● **Directive**: State how many lines in the listing below include the word "this", and add nothing besides the number.

# # # # #

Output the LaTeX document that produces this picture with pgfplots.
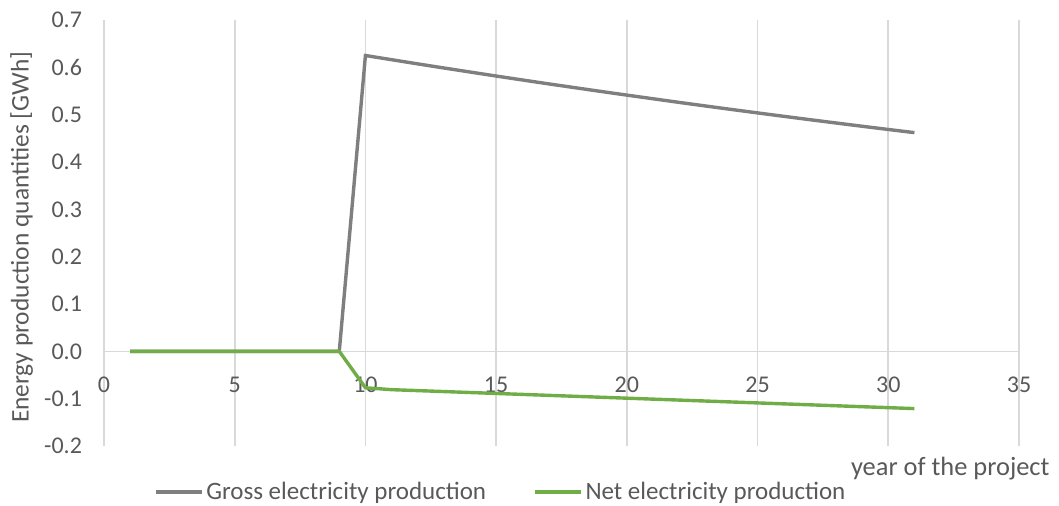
\documentclass[border=0pt]{standalone}
\usepackage{pgfplots}
\pgfplotsset{compat=1.18}
\usepackage{fontspec}
\setmainfont{Carlito}
\definecolor{txt}{HTML}{595959}
\definecolor{grossc}{HTML}{7F7F7F}
\definecolor{netc}{HTML}{70AD47}
\definecolor{gridc}{HTML}{D9D9D9}
\begin{document}
\begin{tikzpicture}
\path[use as bounding box] (-52pt,-30pt) rectangle (477.5pt,223pt);
\begin{axis}[
  at={(0,0)}, anchor=south west,
  scale only axis, width=457.5pt, height=213pt,
  xmin=0, xmax=35, ymin=-0.2, ymax=0.7,
  axis x line*=middle, axis y line*=left,
  hide obscured x ticks=false,
  x axis line style={draw=gridc, line width=0.8pt},
  y axis line style={draw=gridc, line width=0.8pt},
  xtick={0,5,...,35},
  ytick={-0.2,-0.1,0,0.1,0.2,0.3,0.4,0.5,0.6,0.7},
  yticklabels={-0.2,-0.1,0.0,0.1,0.2,0.3,0.4,0.5,0.6,0.7},
  major tick length=0pt,
  xmajorgrids=true,
  major grid style={draw=gridc, line width=0.8pt},
  /pgf/number format/assume math mode=true,
  tick label style={font=\fontsize{12}{14}\selectfont, text=txt},
  xticklabel style={yshift=-9.5pt},
  yticklabel style={anchor=east, xshift=-7.5pt},
  xlabel={year of the project},
  xlabel style={at={(axis description cs:1.041,-0.052)}, anchor=east, font=\fontsize{13.2}{16}\selectfont, text=txt},
  ylabel={Energy production quantities [GWh]},
  ylabel style={at={(axis description cs:-0.09,0.49)}, anchor=center, font=\fontsize{12.7}{15}\selectfont, text=txt},
  legend columns=2,
  legend style={at={(axis description cs:0.434,-0.108)}, anchor=center, draw=none, fill=none,
    font=\fontsize{12.5}{15}\selectfont, text=txt,
    nodes={inner xsep=1.5pt},
    /tikz/every even column/.append style={column sep=22pt}},
  legend image code/.code={\draw[#1] (0pt,0pt) -- (23pt,0pt);},
  clip=false,
]
\addplot[grossc, line width=1.7pt] coordinates {
(1,0) (2,0) (3,0) (4,0) (5,0) (6,0) (7,0) (8,0) (9,0)
(10,0.625) (11,0.6161) (12,0.6073) (13,0.5986) (14,0.5901) (15,0.5816)
(16,0.5733) (17,0.5651) (18,0.5571) (19,0.5491) (20,0.5413) (21,0.5336)
(22,0.5259) (23,0.5184) (24,0.5110) (25,0.5037) (26,0.4965) (27,0.4894)
(28,0.4824) (29,0.4755) (30,0.4687) (31,0.462)
};
\addlegendentry{Gross electricity production}
\addplot[netc, line width=1.7pt] coordinates {
(1,0) (2,0) (3,0) (4,0) (5,0) (6,0) (7,0) (8,0) (9,0)
(10,-0.077) (11,-0.081) (12,-0.083) (13,-0.085) (14,-0.087) (15,-0.089)
(16,-0.091) (17,-0.093) (18,-0.095) (19,-0.097) (20,-0.099) (21,-0.101)
(22,-0.103) (23,-0.105) (24,-0.107) (25,-0.109) (26,-0.111) (27,-0.113)
(28,-0.115) (29,-0.117) (30,-0.119) (31,-0.121)
};
\addlegendentry{Net electricity production}
\end{axis}
\end{tikzpicture}
\end{document}
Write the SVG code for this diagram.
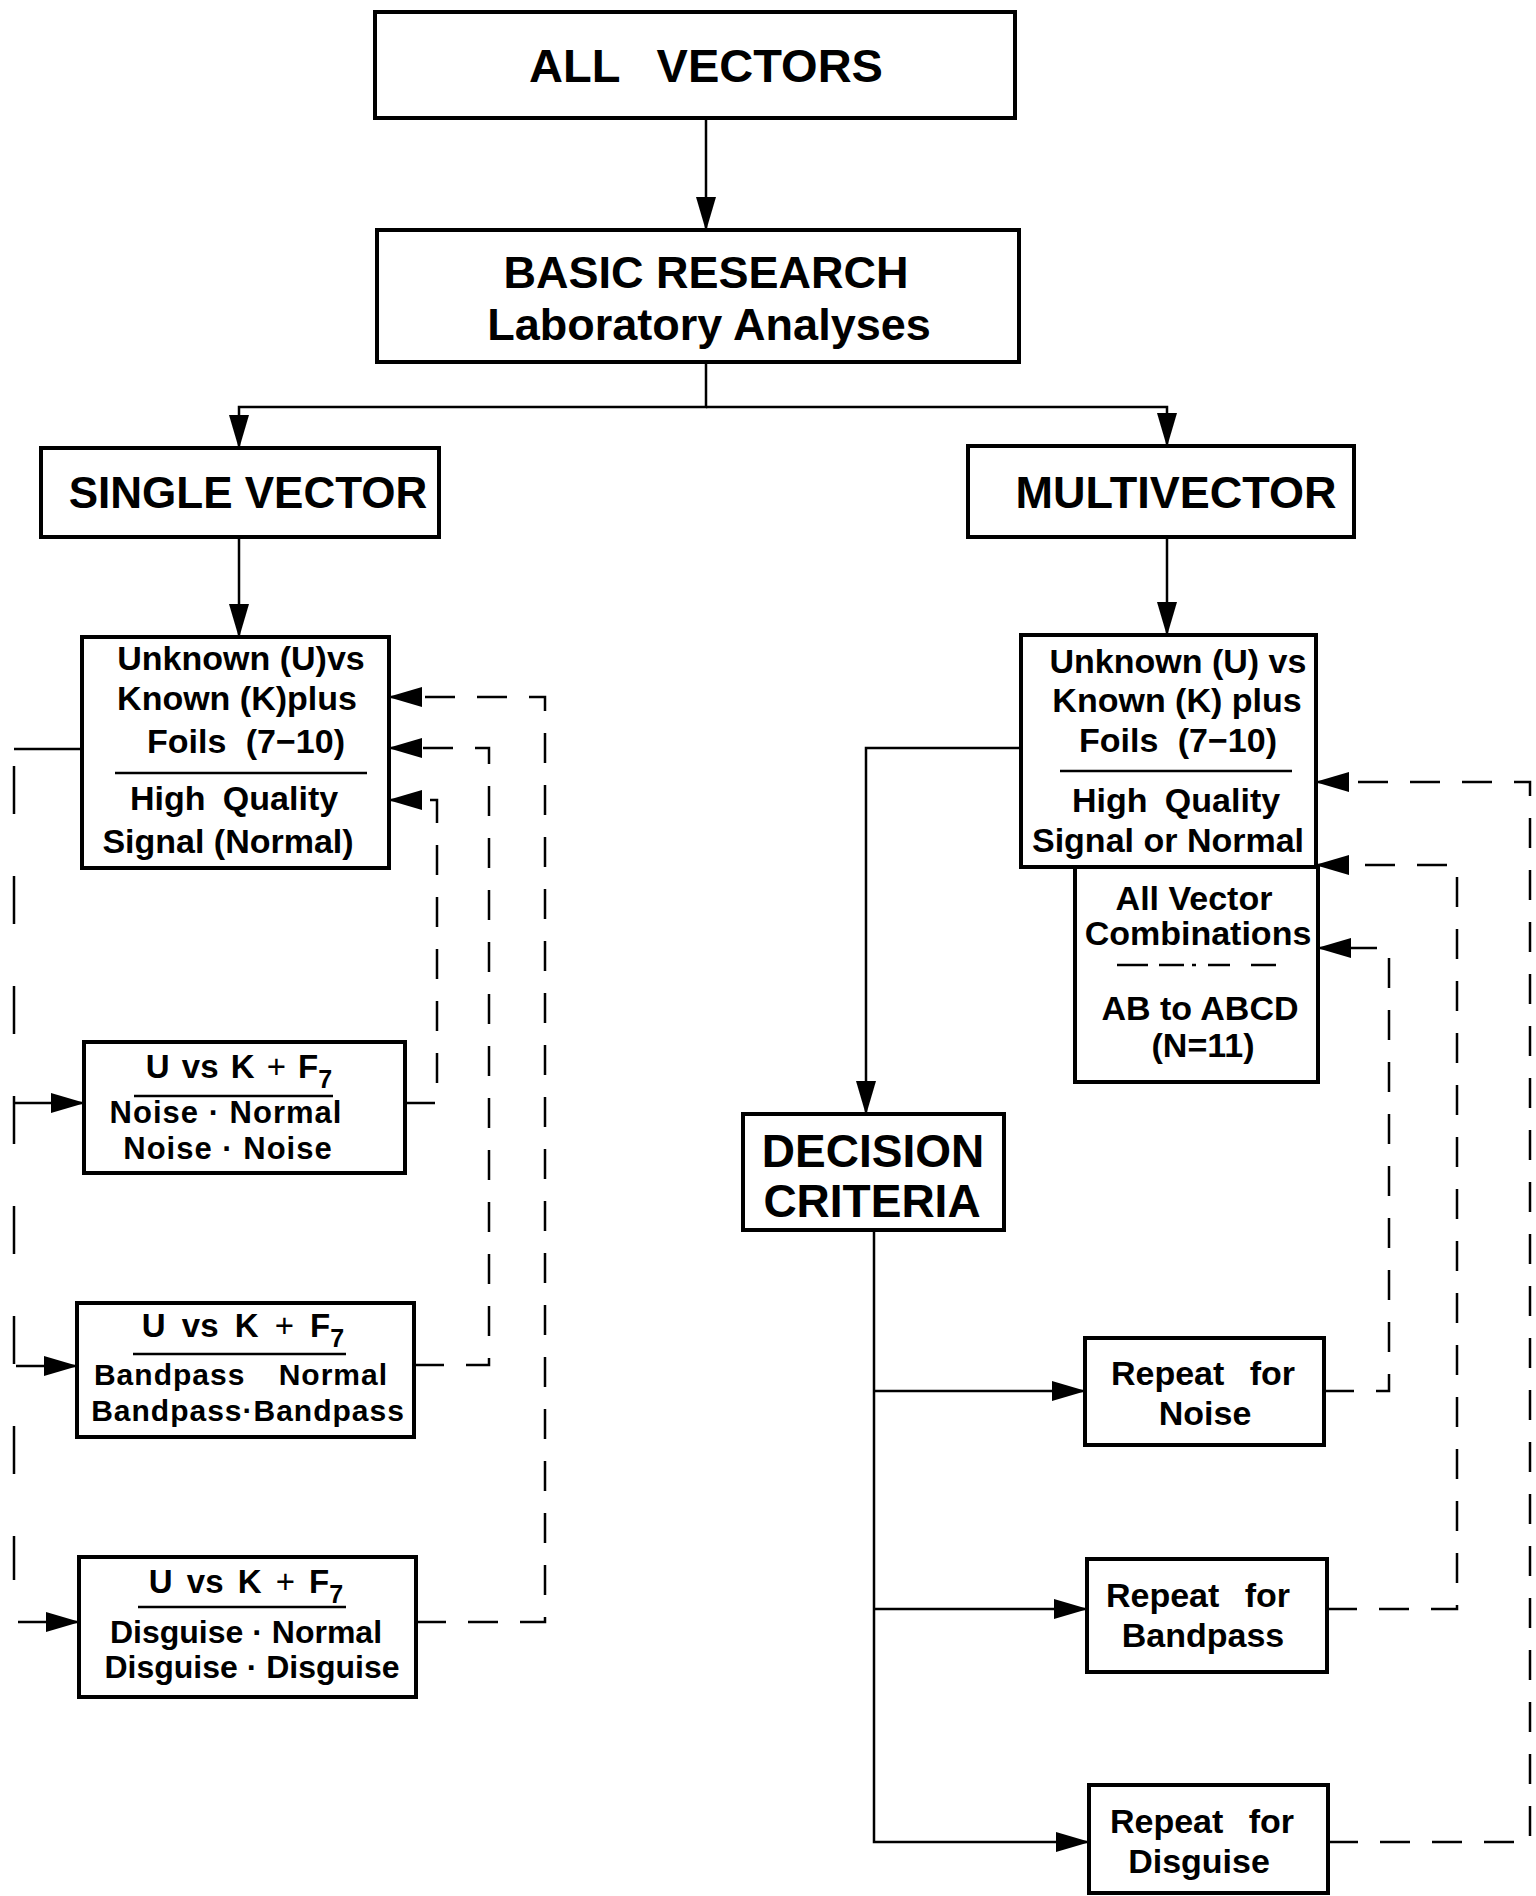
<svg xmlns="http://www.w3.org/2000/svg" width="1536" height="1896" viewBox="0 0 1536 1896">
<style>
.box{fill:#fff;stroke:#000;stroke-width:4}
.t{font-family:"Liberation Sans",Arial,Helvetica,sans-serif;font-weight:bold;fill:#000;text-anchor:middle}
.big{font-size:45px}
.m{font-size:34px}
.s{font-size:32px}
.c{fill:none;stroke:#000;stroke-width:2.5}
.d{stroke-dasharray:30 22}
.dl{stroke-dasharray:48 62}
.rule{stroke:#000;stroke-width:2.5}
.pl{font-weight:normal}
</style>
<defs>
<marker id="ah" markerUnits="userSpaceOnUse" markerWidth="34" markerHeight="20" refX="33" refY="10" orient="auto">
<path d="M0,0 L34,10 L0,20 Z" fill="#000"/>
</marker>
</defs>
<rect x="0" y="0" width="1536" height="1896" fill="#fff"/>

<g id="connectors">
<path class="c" d="M706,118 V230" marker-end="url(#ah)"/>
<path class="c" d="M706,362 V407 H239 V448" marker-end="url(#ah)"/>
<path class="c" d="M706,407 H1167 V446" marker-end="url(#ah)"/>
<path class="c" d="M239,537 V637" marker-end="url(#ah)"/>
<path class="c" d="M1167,537 V635" marker-end="url(#ah)"/>
<path class="c" d="M82,749 H14"/>
<path class="c dl" d="M14,766 V1580"/>
<path class="c" d="M14,1103 H84" marker-end="url(#ah)"/>
<path class="c" d="M16,1366 H77" marker-end="url(#ah)"/>
<path class="c" d="M18,1622 H79" marker-end="url(#ah)"/>
<path class="c d" d="M405,1103 H437 V800 H389" marker-end="url(#ah)"/>
<path class="c d" d="M414,1365 H489 V748 H389" marker-end="url(#ah)"/>
<path class="c d" d="M416,1622 H545 V697 H389" marker-end="url(#ah)"/>
<path class="c" d="M1021,748 H866 V1114" marker-end="url(#ah)"/>
<path class="c" d="M874,1230 V1842 H1089" marker-end="url(#ah)"/>
<path class="c" d="M874,1391 H1085" marker-end="url(#ah)"/>
<path class="c" d="M874,1609 H1087" marker-end="url(#ah)"/>
<path class="c d" d="M1324,1391 H1389 V948 H1318" marker-end="url(#ah)"/>
<path class="c d" d="M1327,1609 H1457 V865 H1316" marker-end="url(#ah)"/>
<path class="c d" d="M1328,1842 H1530 V782 H1316" marker-end="url(#ah)"/>
</g>

<g id="all-vectors">
<rect class="box" x="375" y="12" width="640" height="106"/>
<text class="t" x="706" y="82" font-size="47" word-spacing="24">ALL VECTORS</text>
</g>

<g id="basic-research">
<rect class="box" x="377" y="230" width="642" height="132"/>
<text class="t big" x="706" y="288">BASIC RESEARCH</text>
<text class="t big" x="709" y="340">Laboratory Analyses</text>
</g>

<g id="single-vector">
<rect class="box" x="41" y="448" width="398" height="89"/>
<text class="t" x="248" y="508" font-size="44">SINGLE VECTOR</text>
</g>

<g id="multivector">
<rect class="box" x="968" y="446" width="386" height="91"/>
<text class="t big" x="1176" y="508">MULTIVECTOR</text>
</g>

<g id="single-unknown">
<rect class="box" x="82" y="637" width="307" height="231"/>
<text class="t m" x="241" y="670">Unknown (U)vs</text>
<text class="t m" x="237" y="710">Known (K)plus</text>
<text class="t m" x="246" y="753" word-spacing="10">Foils (7−10)</text>
<line class="rule" x1="115" y1="773" x2="367" y2="773"/>
<text class="t m" x="234" y="810" word-spacing="8">High Quality</text>
<text class="t m" x="228" y="853">Signal (Normal)</text>
</g>

<g id="single-noise">
<rect class="box" x="84" y="1042" width="321" height="131"/>
<text class="t" x="239" y="1078" font-size="33" word-spacing="3">U vs K <tspan class="pl">+</tspan> F<tspan dy="10" font-size="25">7</tspan></text>
<line class="rule" x1="134" y1="1096" x2="333" y2="1096"/>
<text class="t" x="226" y="1123" font-size="31" letter-spacing="1">Noise · Normal</text>
<text class="t" x="228" y="1159" font-size="31" letter-spacing="1">Noise · Noise</text>
</g>

<g id="single-bandpass">
<rect class="box" x="77" y="1303" width="337" height="134"/>
<text class="t" x="243" y="1337" font-size="33" word-spacing="7">U vs K <tspan class="pl">+</tspan> F<tspan dy="10" font-size="25">7</tspan></text>
<line class="rule" x1="133" y1="1354" x2="346" y2="1354"/>
<text class="t" x="241" y="1385" font-size="30" letter-spacing="1" word-spacing="24">Bandpass Normal</text>
<text class="t" x="248" y="1421" font-size="30" letter-spacing="1">Bandpass·Bandpass</text>
</g>

<g id="single-disguise">
<rect class="box" x="79" y="1557" width="337" height="140"/>
<text class="t" x="246" y="1593" font-size="33" word-spacing="5">U vs K <tspan class="pl">+</tspan> F<tspan dy="10" font-size="25">7</tspan></text>
<line class="rule" x1="138" y1="1607" x2="346" y2="1607"/>
<text class="t s" x="246" y="1643">Disguise · Normal</text>
<text class="t s" x="252" y="1678">Disguise · Disguise</text>
</g>

<g id="multi-unknown">
<rect class="box" x="1021" y="635" width="295" height="232"/>
<text class="t m" x="1178" y="673">Unknown (U) vs</text>
<text class="t m" x="1177" y="712">Known (K) plus</text>
<text class="t m" x="1178" y="752" word-spacing="10">Foils (7−10)</text>
<line class="rule" x1="1060" y1="771" x2="1292" y2="771"/>
<text class="t m" x="1176" y="812" word-spacing="8">High Quality</text>
<text class="t m" x="1168" y="852">Signal or Normal</text>
</g>

<g id="multi-combinations">
<rect class="box" x="1075" y="867" width="243" height="215"/>
<text class="t m" x="1194" y="910">All Vector</text>
<text class="t m" x="1198" y="945">Combinations</text>
<g class="rule">
<line x1="1117" y1="965" x2="1148" y2="965"/>
<line x1="1159" y1="965" x2="1184" y2="965"/>
<line x1="1192" y1="965" x2="1196" y2="965"/>
<line x1="1208" y1="965" x2="1230" y2="965"/>
<line x1="1251" y1="965" x2="1276" y2="965"/>
</g>
<text class="t m" x="1200" y="1020">AB to ABCD</text>
<text class="t m" x="1203" y="1057">(N=11)</text>
</g>

<g id="decision-criteria">
<rect class="box" x="743" y="1114" width="261" height="116"/>
<text class="t" x="873" y="1167" font-size="46">DECISION</text>
<text class="t" x="872" y="1217" font-size="46">CRITERIA</text>
</g>

<g id="repeat-noise">
<rect class="box" x="1085" y="1338" width="239" height="107"/>
<text class="t m" x="1203" y="1385" word-spacing="16">Repeat for</text>
<text class="t m" x="1205" y="1425">Noise</text>
</g>

<g id="repeat-bandpass">
<rect class="box" x="1087" y="1559" width="240" height="113"/>
<text class="t m" x="1198" y="1607" word-spacing="16">Repeat for</text>
<text class="t m" x="1203" y="1647">Bandpass</text>
</g>

<g id="repeat-disguise">
<rect class="box" x="1089" y="1785" width="239" height="108"/>
<text class="t m" x="1202" y="1833" word-spacing="16">Repeat for</text>
<text class="t m" x="1199" y="1873">Disguise</text>
</g>
</svg>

# # # # #

● **Worked solution**: 2